MDADM RAID5 Data Scrubbing

If you have a RAID5 array made up of large disks the odds are good that you will experience an unreadable block while rebuilding from a failed drive. To try and find these blocks preemptively, set up regular data scrubbing using cron.

Something along the lines of:
# crontab -e
        0 4 * * 3 /bin/echo check > /sys/block/md0/md/sync_action


An overly dramatic article on this issue:

Manually unban a fail2ban banned IP address

To manually unban an IP address that fail2ban has banned:

iptables -D fail2ban-ssh 1 

Where fail2ban-ssh is the chain the IP is in and 1 is the position of the ip in the chain. Use iptables -L to gather this info.

Make fail2ban's apache-auth work with auth_digest

By default fail2ban's apache-auth only works with auth_basic. To make it work with auth_digest:

vi /etc/fail2ban/filter.d/apache-auth.conf
        delete old failregex line
        failregex = [[]client <HOST>[]] .* user .* authentication failure
            [[]client <HOST>[]] .* user .* not found
            [[]client <HOST>[]] .* user .* password mismatch


Speed up MDADM RAID5 array using stripe_cache_size

edit /etc/rc.local
                echo 4096 > /sys/block/md0/md/stripe_cache_size

To make effect take place immediately:
echo 4096 > /sys/block/md0/md/stripe_cache_size

4096 was chosen after fairly extensive bonnie testing of various sizes from 256 to 8192 with and without NCQ enabled on the drives. Using this setting increased my write speeds by about 50%.
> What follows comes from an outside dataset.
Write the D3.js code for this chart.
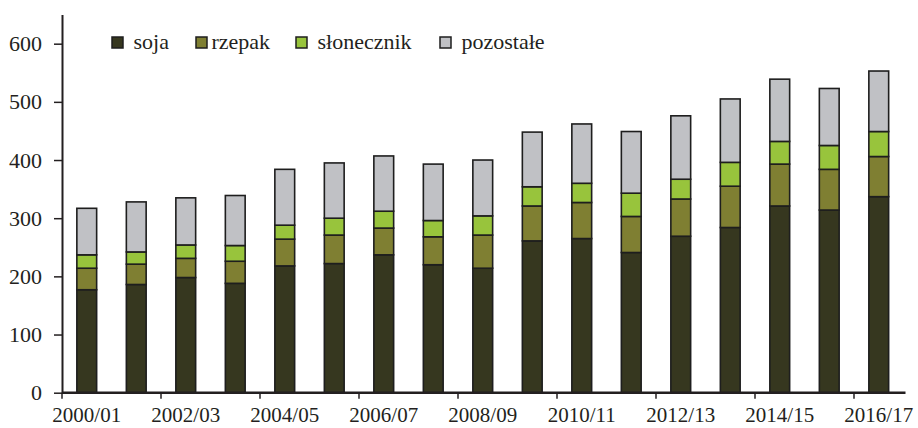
<!DOCTYPE html>
<html>
<head>
<meta charset="utf-8">
<script src="https://cdn.jsdelivr.net/npm/d3@7"></script>
</head>
<body style="margin:0">
<svg id="chart" width="918" height="428"></svg>
<script>
var years = ["2000/01","2001/02","2002/03","2003/04","2004/05","2005/06","2006/07","2007/08","2008/09",
             "2009/10","2010/11","2011/12","2012/13","2013/14","2014/15","2015/16","2016/17"];
var soja       = [177,186,198,188,218,222,237,220,214,261,265,241,269,284,321,314,337];
var rzepak     = [37,35,33,38,46,49,46,48,57,60,62,62,64,71,72,70,69];
var slonecznik = [23,21,23,27,24,29,29,28,33,33,33,40,34,41,39,41,43];
var pozostale  = [80,86,81,86,96,95,95,97,96,94,102,106,109,109,107,98,104];
var seriesNames = ["soja","rzepak","słonecznik","pozostałe"];
var colors = ["#36371f","#7f7f32","#98c43c","#c0c1c5"];
var yTicks = [0,100,200,300,400,500,600];

(function() {
    var left = 62, right = 903.5, bottom = 392.7, top = 14.6;
    var font = "'Liberation Serif'";

    var rows = years.map(function(y, i) {
        return { year: y, "soja": soja[i], "rzepak": rzepak[i], "słonecznik": slonecznik[i], "pozostałe": pozostale[i] };
    });
    var stacked = d3.stack().keys(seriesNames)(rows);

    var x = d3.scaleBand().domain(years).range([left, right])
        .paddingInner(0.6).paddingOuter(0.3);
    var y = d3.scaleLinear().domain([0, 650]).range([bottom, top]);
    var color = d3.scaleOrdinal().domain(seriesNames).range(colors);

    var svg = d3.select("#chart");

    // bars
    svg.append("g").selectAll("g")
        .data(stacked)
        .join("g")
          .attr("fill", function(d) { return color(d.key); })
        .selectAll("rect")
        .data(function(d) { return d; })
        .join("rect")
          .attr("x", function(d) { return x(d.data.year); })
          .attr("y", function(d) { return y(d[1]); })
          .attr("width", x.bandwidth())
          .attr("height", function(d) { return y(d[0]) - y(d[1]); })
          .attr("stroke", "#1e1e1e")
          .attr("stroke-width", 1.6);

    // y axis
    var yAxis = svg.append("g")
        .attr("transform", "translate(" + left + ",0)")
        .call(d3.axisLeft(y).tickValues(yTicks).tickSize(8).tickSizeOuter(0).tickPadding(12));
    yAxis.select(".domain").attr("stroke", "#231f20").attr("stroke-width", 2);
    yAxis.selectAll(".tick line").attr("stroke", "#231f20").attr("stroke-width", 1.5);
    yAxis.selectAll("text")
        .style("font-family", font)
        .style("font-size", "22px")
        .style("fill", "#231f20");

    // x axis: labels under every other bar, ticks between pairs
    var xAxis = svg.append("g")
        .attr("transform", "translate(0," + bottom + ")")
        .call(d3.axisBottom(x).tickSize(0).tickSizeOuter(0).tickPadding(14)
            .tickFormat(function(d, i) { return i % 2 === 0 ? d : ""; }));
    xAxis.select(".domain").attr("stroke", "#231f20").attr("stroke-width", 2.5)
        .attr("d", "M" + left + ",0H" + (right + 2));
    xAxis.selectAll("text")
        .style("font-family", font)
        .style("font-size", "21px")
        .style("fill", "#231f20");

    var edge = x.step() * x.paddingOuter();
    xAxis.selectAll(".boundary")
        .data(years.filter(function(d, i) { return i % 2 === 0; }))
        .join("line")
          .attr("class", "boundary")
          .attr("x1", function(d) { return x(d) - edge; })
          .attr("x2", function(d) { return x(d) - edge; })
          .attr("y1", 0).attr("y2", 6)
          .attr("stroke", "#231f20").attr("stroke-width", 1.5);

    // legend
    var legendX = [112, 196, 296, 440];
    var legend = svg.append("g")
        .selectAll("g")
        .data(seriesNames)
        .join("g")
          .attr("transform", function(d, i) { return "translate(" + legendX[i] + ",37)"; });
    legend.append("rect")
        .attr("width", 11).attr("height", 11)
        .attr("fill", function(d) { return color(d); })
        .attr("stroke", "#1e1e1e").attr("stroke-width", 1.5);
    legend.append("text")
        .attr("x", function(d, i) { return i === 1 ? 15.5 : 21.5; })
        .attr("y", 12)
        .style("font-family", font)
        .style("font-size", "22px")
        .style("fill", "#231f20")
        .text(function(d) { return d; });
})();
</script>
</body>
</html>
NeilB's post: "You can possibly increase the speed somewhat by increasing the buffer space that is used, thus allowing larger reads followed by larger writes. This is done by increasing /sys/block/mdXX/md/stripe_cache_size"

Another one of NeilB's posts regarding this topic:
"Changing the stripe_cache_size will not risk causing corruption.
If you set it too low the reshape will stop progressing. You can then set it to a larger value and let it continue.
If you set it too high you risk tying up all of your system memory in the cache. In this case you system might enter a swap-storm and it might be rather hard to set it back to a lower value.
The amount of memory used per cache entry is about 4K times the number of device in the array."

NeilB is Neil Brown, the author of MDADM.

Control MDADM rebuild/reshape speed

edit etc/sysctl.conf
       = 400000
       = 400000
# sysctl -p

or temporarily change by:
echo 400000 > /proc/sys/dev/raid/speed_limit_min
echo 400000 > /proc/sys/dev/raid/speed_limit_max

Where 400000 is the desired speed. My system doesn't have a heavy load on it so I like to max out the reshape speed using 400000 (400MB/s) max.

Useful MDADM commands

Notes: /dev/hdb{1,2,3} are current RAID members. /dev/hdb4 is a new "drive"

#RAID Status
cat /proc/mdstat
mdadm --detail /dev/md0

#Copy Partition Structure for a New Drive (Useful when adding a new drive)
sfdisk -d /dev/hdb1 | sfdisk /dev/hdb3

#Add another drive to an array
mdadm /dev/md0 --add /dev/hdb4
mdadm /dev/md0 --grow -n 4
resize2fs /dev/md0
xfs_growfs /mnt/RAID (for XFS)

#Replace a failed drive
mdadm /dev/md0 --fail /dev/hdb2
mdadm /dev/md0 --remove /dev/hdb2
//Partition the new drive same as others (info above)
mdadm /dev/md0 --add /dev/hdb4

#Increase size of array (all the drives have gotten bigger)
mdadm /dev/md0 --grow --size=max
resize2fs /dev/md

xfs_growfs /mnt/RAID (for XFS)

#Remove RAID array
//fail and remove all the drives (see replace a failed drive above)
//unmount array
mdadm --stop /dev/md0

Migrate to RAID5 from a single disk

The following are notes for adding just 2 drives to an existing drive full of data in order to create a RAID5 (without backing up and restoring).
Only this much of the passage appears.